Safer? I am not sure what you are asking. Really either one is not safe with out a backup of your important information. By only having one drive and having just the chance of that drive failing would be worse than having two drives and having one fail and you only lose half your information. Either way is a losing situation because you are losing your information. My suggestion would be to get a smaller faster drive for your OS, program files and important information. Then get a larger drive that you can ghost the image of the smaller drive to and use the rest of the space for storage.
 
safer, as in their MTBF value. I have heard that the chances of any one drive failing increases exponentially with the number of drives you own... is it true or not???
 
If you are after that, get a single platter harddrive. Their size is somewhat limited, but since they have only a single platter their chance of failure is lower. In addition they tend to run cooler which should be benefical for their MTBF.
 
As tank_atlantis mentioned, have a good backup plan regardless how you go. Personally, I have two hard drives and I will never go back to just one. Here's my setup:

HDD #1: OS's and programs
HDD #2: Data

I find it easier to reinstall if the OS is on a physically separate drive than your data.
 
okey....so, are the chances of any one harddrive failing increases exponentially with the number of harddrives you own... is it true or not???
 


The failure rate for each individual drive will stay the same; you're just more likely to have a drive fail because you have multiple drives. You can take the failure rate for a single drive and multiply it by the number of drives that you have...
 
The safety is to be found is having a good and regularly tested backup plan. I have six drives, only one of them is for backup. I use 2 x 2-disk RAID 0 arrays. ...and have one drive as a utility/scratch disk. My arrangement is...not safe. Except, that I regularly backup any data that is precious. Were I lazier I could even image the OS, and have and have that backed up as well.

I would not put my trust in the MTBF of any drive. Put the trust in the action you're taking to protect your data...your backups.
 


Let me explain how this would work in a real life scenerio:
If you own 0 hard drives, there is 0 chance of a failure.
If you own 1 hard drive, there is a slim chance of a failure.
If you own 2 hard drives, there are 2 slim chances of a failure.
If you own 3 hard drives, there are 3 slim chances of a failure.
If you own 4 hard drives, there are 4 slim chances of a failure.

Does that help? 😉
 
On the other hand each hard drive's failure rate is pretty much untouched (unless you get overheating caused by cramped conditions and insufficient cooling). So it can be the difference between having one big hard drive and losing everything or having multiple HDs and losing only part of your data. So basically if you have 2 hard drives you're safer by putting seriously important data on both drives since the drives are independent of each other.
 
I don't quite agree, I'd use at least 2 drives and have one backup the other, heck, maybe even use a RAID1 mirror. The chance of both drives failing simultaneously is quite slim...so your chances of being able to retreive ALL of your valuable data in a disaster is higher than if you split up your valuable data between two drives.

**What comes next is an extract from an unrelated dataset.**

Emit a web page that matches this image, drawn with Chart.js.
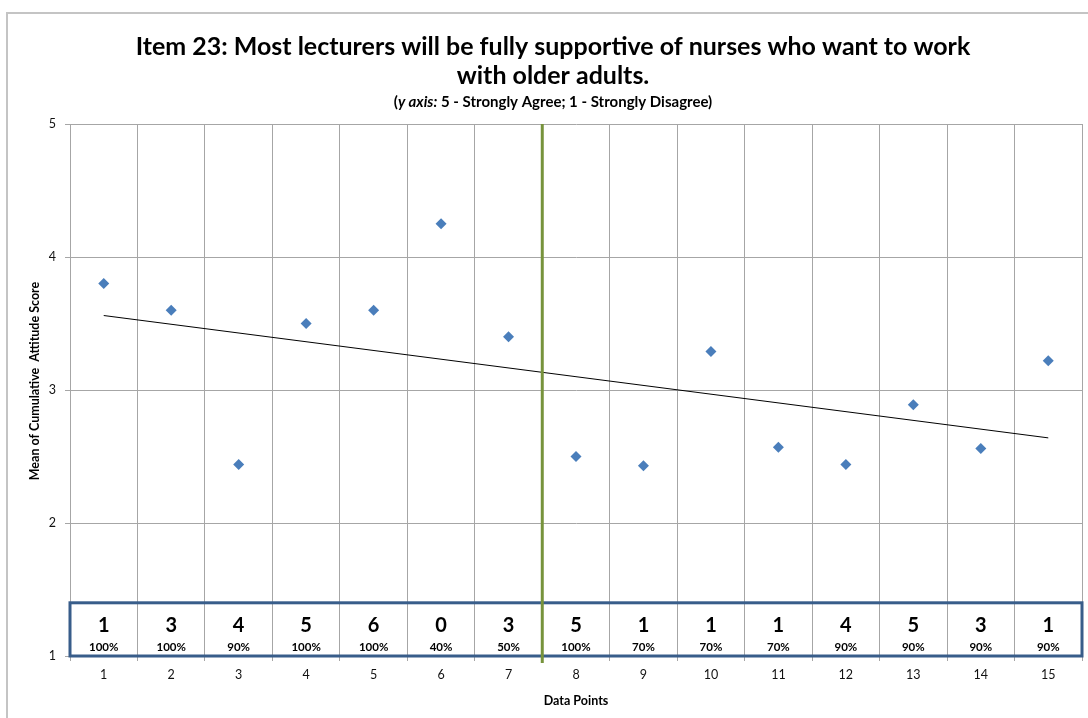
<!DOCTYPE html>
<html>
<head>
<meta charset="utf-8">
<script src="https://cdn.jsdelivr.net/npm/chart.js@4"></script>
<style>
  html, body { margin: 0; padding: 0; background: #fff; }
  #wrap { width: 1088px; height: 718px; position: relative; }
</style>
</head>
<body>
<div id="wrap"><canvas id="c" width="1088" height="718"></canvas></div>
<script>
'use strict';

/* ── data ── */
const categories = ['1','2','3','4','5','6','7','8','9','10','11','12','13','14','15'];
const meanScores = [3.80, 3.60, 2.44, 3.50, 3.60, 4.25, 3.40, 2.50, 2.43, 3.29, 2.57, 2.44, 2.89, 2.56, 3.22];
const trendStart = 3.56, trendEnd = 2.64;
const respondents = ['1','3','4','5','6','0','3','5','1','1','1','4','5','3','1'];
const agreePct = ['100%','100%','90%','100%','100%','40%','50%','100%','70%','70%','70%','90%','90%','90%','90%'];
const yTicks = [1, 2, 3, 4, 5];

const TITLE_1 = 'Item 23: Most lecturers will be fully supportive of nurses who want to work';
const TITLE_2 = 'with older adults.';
const Y_TITLE = 'Mean of Cumulative  Attitude Score';
const X_TITLE = 'Data Points';

/* ── look ── */
const FONT = 'Lato, "Open Sans", sans-serif';
const GRID = '#a6a6a6';
const MARKER = '#4a7ebb';
const BOX = '#385d8a';
const DIVIDER = '#77933c';
const tableTop = 1.4;       // y value where the count box starts
const dividerAfter = 7;     // green line sits after this category

const trendData = categories.map((c, i) => i === 0 ? trendStart : (i === categories.length - 1 ? trendEnd : null));

/* ── helpers ── */
function fitFont(ctx, text, weight, size, target) {
  ctx.font = `${weight} ${size}px ${FONT}`;
  const w = ctx.measureText(text).width;
  return size * target / w;
}

const chrome = {
  id: 'chrome',
  beforeDraw(chart) {
    const ctx = chart.ctx;
    ctx.save();
    ctx.fillStyle = '#fff';
    ctx.fillRect(0, 0, chart.width, chart.height);
    ctx.strokeStyle = '#c4c4c4';
    ctx.lineWidth = 2;
    ctx.strokeRect(7, 13, 1200, 900);
    ctx.restore();
  },
  afterDatasetsDraw(chart) {
    const { ctx, chartArea: a, scales: { x, y } } = chart;
    ctx.save();
    // count / percent box
    const top = y.getPixelForValue(tableTop), bot = y.getPixelForValue(1);
    ctx.strokeStyle = BOX;
    ctx.lineWidth = 3;
    ctx.strokeRect(a.left, top, a.right - a.left, bot - top);
    ctx.fillStyle = '#000';
    ctx.textAlign = 'center';
    ctx.textBaseline = 'middle';
    categories.forEach((c, i) => {
      const cx = x.getPixelForValue(i);
      ctx.font = `bold 20px ${FONT}`;
      ctx.fillText(respondents[i], cx, top + 23);
      ctx.font = `bold 11.5px ${FONT}`;
      ctx.fillText(agreePct[i], cx, bot - 9);
    });
    // green divider
    const gx = (x.getPixelForValue(dividerAfter - 1) + x.getPixelForValue(dividerAfter)) / 2;
    ctx.strokeStyle = DIVIDER;
    ctx.lineWidth = 3;
    ctx.beginPath();
    ctx.moveTo(gx, a.top);
    ctx.lineTo(gx, a.bottom + 7);
    ctx.stroke();
    ctx.restore();
  },
  afterDraw(chart) {
    const ctx = chart.ctx, a = chart.chartArea;
    const cx = 553;
    ctx.save();
    ctx.fillStyle = '#000';
    ctx.textAlign = 'center';
    ctx.textBaseline = 'middle';
    const s1 = fitFont(ctx, TITLE_1, 'bold', 24, 835);
    ctx.font = `bold ${s1}px ${FONT}`;
    ctx.fillText(TITLE_1, cx, 47);
    ctx.fillText(TITLE_2, cx, 76);

    // subtitle with italic part
    const parts = [
      ['bold', '('], ['italic bold', 'y axis:'], ['bold', ' 5 - Strongly Agree; 1 - Strongly Disagree)']
    ];
    let sz = 12.5, total = 0;
    parts.forEach(p => { ctx.font = `${p[0]} ${sz}px ${FONT}`; total += ctx.measureText(p[1]).width; });
    sz = Math.min(15, sz * 345 / total);
    total = 0;
    parts.forEach(p => { ctx.font = `${p[0]} ${sz}px ${FONT}`; total += ctx.measureText(p[1]).width; });
    let px = 553 - total / 2;
    ctx.textAlign = 'left';
    parts.forEach(p => {
      ctx.font = `${p[0]} ${sz}px ${FONT}`;
      ctx.fillText(p[1], px, 102);
      px += ctx.measureText(p[1]).width;
    });

    // axis titles
    ctx.textAlign = 'center';
    ctx.font = `bold 12.5px ${FONT}`;
    ctx.fillText(X_TITLE, (a.left + a.right) / 2, 701);
    ctx.translate(35, 381);
    ctx.rotate(-Math.PI / 2);
    ctx.fillText(Y_TITLE, 0, 0);
    ctx.restore();
  }
};

new Chart(document.getElementById('c'), {
  type: 'line',
  data: {
    labels: categories,
    datasets: [
      {
        label: 'Mean score',
        data: meanScores,
        showLine: false,
        pointStyle: 'rectRot',
        pointRadius: 5.5,
        pointBackgroundColor: MARKER,
        pointBorderColor: MARKER,
        pointBorderWidth: 0
      },
      {
        label: 'Trend',
        data: trendData,
        spanGaps: true,
        borderColor: '#000',
        borderWidth: 1,
        pointRadius: 0,
        tension: 0
      }
    ]
  },
  options: {
    responsive: false,
    animation: false,
    layout: { padding: { left: 0, right: 6, top: 124, bottom: 0 } },
    plugins: { legend: { display: false }, tooltip: { enabled: false }, title: { display: false } },
    scales: {
      x: {
        offset: true,
        grid: { offset: true, color: GRID, lineWidth: 1, tickLength: 5 },
        border: { color: GRID },
        ticks: { color: '#111', font: { family: FONT, size: 12.5 }, padding: 6, maxRotation: 0 },
        afterFit(s) { s.height = 62; }
      },
      y: {
        min: 1, max: 5,
        afterBuildTicks(s) { s.ticks = yTicks.map(v => ({ value: v })); },
        grid: { color: GRID, lineWidth: 1, tickLength: 5 },
        border: { color: GRID },
        ticks: { color: '#111', font: { family: FONT, size: 12.5 }, padding: 9 },
        afterFit(s) { s.width = 70; }
      }
    }
  },
  plugins: [chrome]
});
</script>
</body>
</html>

So, you've got your My Documents, porn, music, and data (just kidding...no porn) on drive A and those folders are backed up daily to drive B. When disaster strikes you you have your data on at least 1 of the drives.
 
If you're doing critical work with deadlines, etc. RAID 1 is the way to go.

Here's my configuration:
1. Primary drives (2) RAID 1
OS and Programs - no data

2. 500GB drive
data only

3. two 750GB drives USB enclosure
back up of data and a disk image of drive 1.